» **Written request**:
Skip every image and restate the data word for word.

» **Dataset section**:

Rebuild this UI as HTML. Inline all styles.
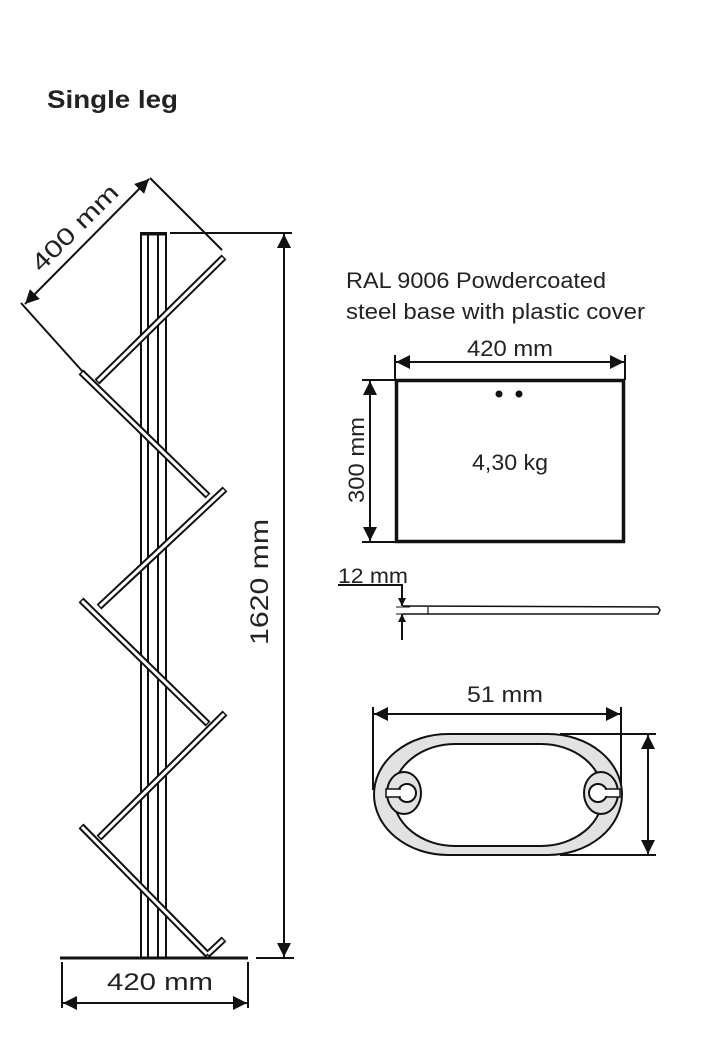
<!DOCTYPE html>
<html><head><meta charset="utf-8"><style>
html,body{margin:0;padding:0;background:#fff;}
svg{display:block;}
text{font-family:"Liberation Sans",sans-serif;fill:#222;}
</style></head><body>
<svg width="708" height="1044" viewBox="0 0 708 1044" xmlns="http://www.w3.org/2000/svg">
<defs>
<marker id="a" viewBox="0 0 10 10" refX="10" refY="5" markerWidth="8" markerHeight="8" orient="auto-start-reverse" markerUnits="userSpaceOnUse"><path d="M0,0 L10,5 L0,10 z" fill="#111"/></marker>
<marker id="b" viewBox="0 0 10 10" refX="10" refY="5" markerWidth="18" markerHeight="14" orient="auto-start-reverse" markerUnits="userSpaceOnUse"><path d="M0,0 L10,5 L0,10 z" fill="#111"/></marker>
</defs>
<text x="47" y="108" font-size="25" font-weight="bold" textLength="131" lengthAdjust="spacingAndGlyphs">Single leg</text>

<!-- pole -->
<g stroke="#111" stroke-width="2" fill="none">
<rect x="141" y="233" width="25" height="725" fill="#fff"/>
<line x1="148" y1="233" x2="148" y2="958"/>
<line x1="158" y1="233" x2="158" y2="958"/>
<line x1="141" y1="234" x2="166" y2="234" stroke-width="3"/>
</g>
<!-- shelves -->
<g stroke-linecap="butt">
<g stroke="#111" stroke-width="7">
<line x1="97" y1="382" x2="224" y2="257"/>
<line x1="81" y1="372" x2="208" y2="496"/>
<line x1="99" y1="607" x2="225" y2="489"/>
<line x1="81" y1="600" x2="208" y2="724"/>
<line x1="99" y1="838" x2="225" y2="713"/>
<line x1="81" y1="826" x2="208" y2="955"/>
<line x1="207" y1="955" x2="224" y2="939"/>
</g>
<g stroke="#fff" stroke-width="3">
<line x1="98" y1="381" x2="223" y2="258"/>
<line x1="82" y1="373" x2="207" y2="495"/>
<line x1="100" y1="606" x2="224" y2="490"/>
<line x1="82" y1="601" x2="207" y2="723"/>
<line x1="100" y1="837" x2="224" y2="714"/>
<line x1="82" y1="827" x2="207" y2="954"/>
<line x1="208" y1="954" x2="223" y2="940"/>
</g>
</g>
<!-- base -->
<line x1="60" y1="958" x2="248" y2="958" stroke="#111" stroke-width="3"/>

<!-- 400 mm -->
<g stroke="#111" stroke-width="2" fill="none">
<line x1="150" y1="178" x2="222" y2="250"/>
<line x1="21" y1="303" x2="83" y2="372"/>
<line x1="25" y1="304" x2="149" y2="179" marker-start="url(#b)" marker-end="url(#b)"/>
</g>
<text x="0" y="0" font-size="24" textLength="112" lengthAdjust="spacingAndGlyphs" transform="translate(41,273) rotate(-45)">400 mm</text>

<!-- 1620 -->
<g stroke="#111" stroke-width="2" fill="none">
<line x1="170" y1="233" x2="292" y2="233"/>
<line x1="256" y1="958" x2="294" y2="958"/>
<line x1="284" y1="234" x2="284" y2="957" marker-start="url(#b)" marker-end="url(#b)"/>
</g>
<text font-size="25" text-anchor="middle" textLength="126" lengthAdjust="spacingAndGlyphs" transform="translate(268,582) rotate(-90)">1620 mm</text>

<!-- 420 bottom -->
<g stroke="#111" stroke-width="2" fill="none">
<line x1="62" y1="962" x2="62" y2="1008"/>
<line x1="248" y1="962" x2="248" y2="1008"/>
<line x1="63" y1="1003" x2="247" y2="1003" marker-start="url(#b)" marker-end="url(#b)"/>
</g>
<text x="160" y="990" font-size="24" text-anchor="middle" textLength="106" lengthAdjust="spacingAndGlyphs">420 mm</text>

<!-- right text -->
<text x="346" y="288" font-size="22" textLength="260" lengthAdjust="spacingAndGlyphs">RAL 9006 Powdercoated</text>
<text x="346" y="319" font-size="22" textLength="299" lengthAdjust="spacingAndGlyphs">steel base with plastic cover</text>

<!-- plate top view -->
<g stroke="#111" stroke-width="2" fill="none">
<line x1="395" y1="355" x2="395" y2="380"/>
<line x1="625" y1="355" x2="625" y2="380"/>
<line x1="396" y1="362" x2="624" y2="362" marker-start="url(#b)" marker-end="url(#b)"/>
<line x1="362" y1="380" x2="396" y2="380"/>
<line x1="362" y1="542" x2="396" y2="542"/>
<line x1="370" y1="381" x2="370" y2="541" marker-start="url(#b)" marker-end="url(#b)"/>
<rect x="396.5" y="380.5" width="227" height="161" stroke-width="3.5"/>
</g>
<circle cx="499" cy="394" r="3.5" fill="#111"/>
<circle cx="519" cy="394" r="3.5" fill="#111"/>
<text x="510" y="356" font-size="22" text-anchor="middle" textLength="86" lengthAdjust="spacingAndGlyphs">420 mm</text>
<text x="510" y="470" font-size="22" text-anchor="middle" textLength="76" lengthAdjust="spacingAndGlyphs">4,30 kg</text>
<text font-size="22" text-anchor="middle" textLength="86" lengthAdjust="spacingAndGlyphs" transform="translate(364,460) rotate(-90)">300 mm</text>

<!-- 12 mm -->
<text x="338" y="583" font-size="21" textLength="70" lengthAdjust="spacingAndGlyphs">12 mm</text>
<g stroke="#111" stroke-width="2" fill="none">
<polyline points="338,585 402,585 402,605"/>
<line x1="402" y1="640" x2="402" y2="614" marker-end="url(#a)"/>
<line x1="402" y1="590" x2="402" y2="606" marker-end="url(#a)"/>
<line x1="396" y1="607" x2="410" y2="607" stroke-width="1"/>
<line x1="396" y1="614" x2="410" y2="614" stroke-width="1"/>
<path d="M403,606 L658,607 L660,610 L658,614 L403,614" stroke-width="1.5"/>
<line x1="428" y1="607" x2="428" y2="614" stroke-width="1.2"/>
</g>

<!-- profile -->
<g stroke="#111" stroke-width="2">
<line x1="373" y1="707" x2="373" y2="790" fill="none"/>
<line x1="621" y1="707" x2="621" y2="790" fill="none"/>
<line x1="374" y1="714" x2="620" y2="714" marker-start="url(#b)" marker-end="url(#b)"/>
<line x1="560" y1="734" x2="656" y2="734"/>
<line x1="560" y1="855" x2="656" y2="855"/>
<line x1="648" y1="735" x2="648" y2="854" marker-start="url(#b)" marker-end="url(#b)"/>
<rect x="374" y="734" width="248" height="121" rx="74" ry="60.5" fill="#e2e2e2"/>
<rect x="393" y="744" width="210" height="102" rx="62" ry="51" fill="#fff"/>
<ellipse cx="404" cy="793" rx="17" ry="21" fill="#e2e2e2"/>
<ellipse cx="601" cy="793" rx="17" ry="21" fill="#e2e2e2"/>
<circle cx="407" cy="793" r="9" fill="#fff"/>
<circle cx="598" cy="793" r="9" fill="#fff"/>
</g>
<rect x="386" y="789" width="14" height="8" fill="#fff" stroke="#111" stroke-width="1.5"/>
<rect x="606" y="789" width="14" height="8" fill="#fff" stroke="#111" stroke-width="1.5"/>
<rect x="395" y="790" width="12" height="6" fill="#fff"/>
<rect x="598" y="790" width="12" height="6" fill="#fff"/>
<text x="505" y="702" font-size="22" text-anchor="middle" textLength="76" lengthAdjust="spacingAndGlyphs">51 mm</text>
</svg>
</body></html>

» **Solution for this problem**:
Rebuild this UI as HTML. Inline all styles.
<!DOCTYPE html>
<html><head><meta charset="utf-8"><style>
html,body{margin:0;padding:0;background:#fff;}
svg{display:block;}
text{font-family:"Liberation Sans",sans-serif;fill:#222;}
</style></head><body>
<svg width="708" height="1044" viewBox="0 0 708 1044" xmlns="http://www.w3.org/2000/svg">
<defs>
<marker id="a" viewBox="0 0 10 10" refX="10" refY="5" markerWidth="8" markerHeight="8" orient="auto-start-reverse" markerUnits="userSpaceOnUse"><path d="M0,0 L10,5 L0,10 z" fill="#111"/></marker>
<marker id="b" viewBox="0 0 10 10" refX="10" refY="5" markerWidth="18" markerHeight="14" orient="auto-start-reverse" markerUnits="userSpaceOnUse"><path d="M0,0 L10,5 L0,10 z" fill="#111"/></marker>
</defs>
<text x="47" y="108" font-size="25" font-weight="bold" textLength="131" lengthAdjust="spacingAndGlyphs">Single leg</text>

<!-- pole -->
<g stroke="#111" stroke-width="2" fill="none">
<rect x="141" y="233" width="25" height="725" fill="#fff"/>
<line x1="148" y1="233" x2="148" y2="958"/>
<line x1="158" y1="233" x2="158" y2="958"/>
<line x1="141" y1="234" x2="166" y2="234" stroke-width="3"/>
</g>
<!-- shelves -->
<g stroke-linecap="butt">
<g stroke="#111" stroke-width="7">
<line x1="97" y1="382" x2="224" y2="257"/>
<line x1="81" y1="372" x2="208" y2="496"/>
<line x1="99" y1="607" x2="225" y2="489"/>
<line x1="81" y1="600" x2="208" y2="724"/>
<line x1="99" y1="838" x2="225" y2="713"/>
<line x1="81" y1="826" x2="208" y2="955"/>
<line x1="207" y1="955" x2="224" y2="939"/>
</g>
<g stroke="#fff" stroke-width="3">
<line x1="98" y1="381" x2="223" y2="258"/>
<line x1="82" y1="373" x2="207" y2="495"/>
<line x1="100" y1="606" x2="224" y2="490"/>
<line x1="82" y1="601" x2="207" y2="723"/>
<line x1="100" y1="837" x2="224" y2="714"/>
<line x1="82" y1="827" x2="207" y2="954"/>
<line x1="208" y1="954" x2="223" y2="940"/>
</g>
</g>
<!-- base -->
<line x1="60" y1="958" x2="248" y2="958" stroke="#111" stroke-width="3"/>

<!-- 400 mm -->
<g stroke="#111" stroke-width="2" fill="none">
<line x1="150" y1="178" x2="222" y2="250"/>
<line x1="21" y1="303" x2="83" y2="372"/>
<line x1="25" y1="304" x2="149" y2="179" marker-start="url(#b)" marker-end="url(#b)"/>
</g>
<text x="0" y="0" font-size="24" textLength="112" lengthAdjust="spacingAndGlyphs" transform="translate(41,273) rotate(-45)">400 mm</text>

<!-- 1620 -->
<g stroke="#111" stroke-width="2" fill="none">
<line x1="170" y1="233" x2="292" y2="233"/>
<line x1="256" y1="958" x2="294" y2="958"/>
<line x1="284" y1="234" x2="284" y2="957" marker-start="url(#b)" marker-end="url(#b)"/>
</g>
<text font-size="25" text-anchor="middle" textLength="126" lengthAdjust="spacingAndGlyphs" transform="translate(268,582) rotate(-90)">1620 mm</text>

<!-- 420 bottom -->
<g stroke="#111" stroke-width="2" fill="none">
<line x1="62" y1="962" x2="62" y2="1008"/>
<line x1="248" y1="962" x2="248" y2="1008"/>
<line x1="63" y1="1003" x2="247" y2="1003" marker-start="url(#b)" marker-end="url(#b)"/>
</g>
<text x="160" y="990" font-size="24" text-anchor="middle" textLength="106" lengthAdjust="spacingAndGlyphs">420 mm</text>

<!-- right text -->
<text x="346" y="288" font-size="22" textLength="260" lengthAdjust="spacingAndGlyphs">RAL 9006 Powdercoated</text>
<text x="346" y="319" font-size="22" textLength="299" lengthAdjust="spacingAndGlyphs">steel base with plastic cover</text>

<!-- plate top view -->
<g stroke="#111" stroke-width="2" fill="none">
<line x1="395" y1="355" x2="395" y2="380"/>
<line x1="625" y1="355" x2="625" y2="380"/>
<line x1="396" y1="362" x2="624" y2="362" marker-start="url(#b)" marker-end="url(#b)"/>
<line x1="362" y1="380" x2="396" y2="380"/>
<line x1="362" y1="542" x2="396" y2="542"/>
<line x1="370" y1="381" x2="370" y2="541" marker-start="url(#b)" marker-end="url(#b)"/>
<rect x="396.5" y="380.5" width="227" height="161" stroke-width="3.5"/>
</g>
<circle cx="499" cy="394" r="3.5" fill="#111"/>
<circle cx="519" cy="394" r="3.5" fill="#111"/>
<text x="510" y="356" font-size="22" text-anchor="middle" textLength="86" lengthAdjust="spacingAndGlyphs">420 mm</text>
<text x="510" y="470" font-size="22" text-anchor="middle" textLength="76" lengthAdjust="spacingAndGlyphs">4,30 kg</text>
<text font-size="22" text-anchor="middle" textLength="86" lengthAdjust="spacingAndGlyphs" transform="translate(364,460) rotate(-90)">300 mm</text>

<!-- 12 mm -->
<text x="338" y="583" font-size="21" textLength="70" lengthAdjust="spacingAndGlyphs">12 mm</text>
<g stroke="#111" stroke-width="2" fill="none">
<polyline points="338,585 402,585 402,605"/>
<line x1="402" y1="640" x2="402" y2="614" marker-end="url(#a)"/>
<line x1="402" y1="590" x2="402" y2="606" marker-end="url(#a)"/>
<line x1="396" y1="607" x2="410" y2="607" stroke-width="1"/>
<line x1="396" y1="614" x2="410" y2="614" stroke-width="1"/>
<path d="M403,606 L658,607 L660,610 L658,614 L403,614" stroke-width="1.5"/>
<line x1="428" y1="607" x2="428" y2="614" stroke-width="1.2"/>
</g>

<!-- profile -->
<g stroke="#111" stroke-width="2">
<line x1="373" y1="707" x2="373" y2="790" fill="none"/>
<line x1="621" y1="707" x2="621" y2="790" fill="none"/>
<line x1="374" y1="714" x2="620" y2="714" marker-start="url(#b)" marker-end="url(#b)"/>
<line x1="560" y1="734" x2="656" y2="734"/>
<line x1="560" y1="855" x2="656" y2="855"/>
<line x1="648" y1="735" x2="648" y2="854" marker-start="url(#b)" marker-end="url(#b)"/>
<rect x="374" y="734" width="248" height="121" rx="74" ry="60.5" fill="#e2e2e2"/>
<rect x="393" y="744" width="210" height="102" rx="62" ry="51" fill="#fff"/>
<ellipse cx="404" cy="793" rx="17" ry="21" fill="#e2e2e2"/>
<ellipse cx="601" cy="793" rx="17" ry="21" fill="#e2e2e2"/>
<circle cx="407" cy="793" r="9" fill="#fff"/>
<circle cx="598" cy="793" r="9" fill="#fff"/>
</g>
<rect x="386" y="789" width="14" height="8" fill="#fff" stroke="#111" stroke-width="1.5"/>
<rect x="606" y="789" width="14" height="8" fill="#fff" stroke="#111" stroke-width="1.5"/>
<rect x="395" y="790" width="12" height="6" fill="#fff"/>
<rect x="598" y="790" width="12" height="6" fill="#fff"/>
<text x="505" y="702" font-size="22" text-anchor="middle" textLength="76" lengthAdjust="spacingAndGlyphs">51 mm</text>
</svg>
</body></html>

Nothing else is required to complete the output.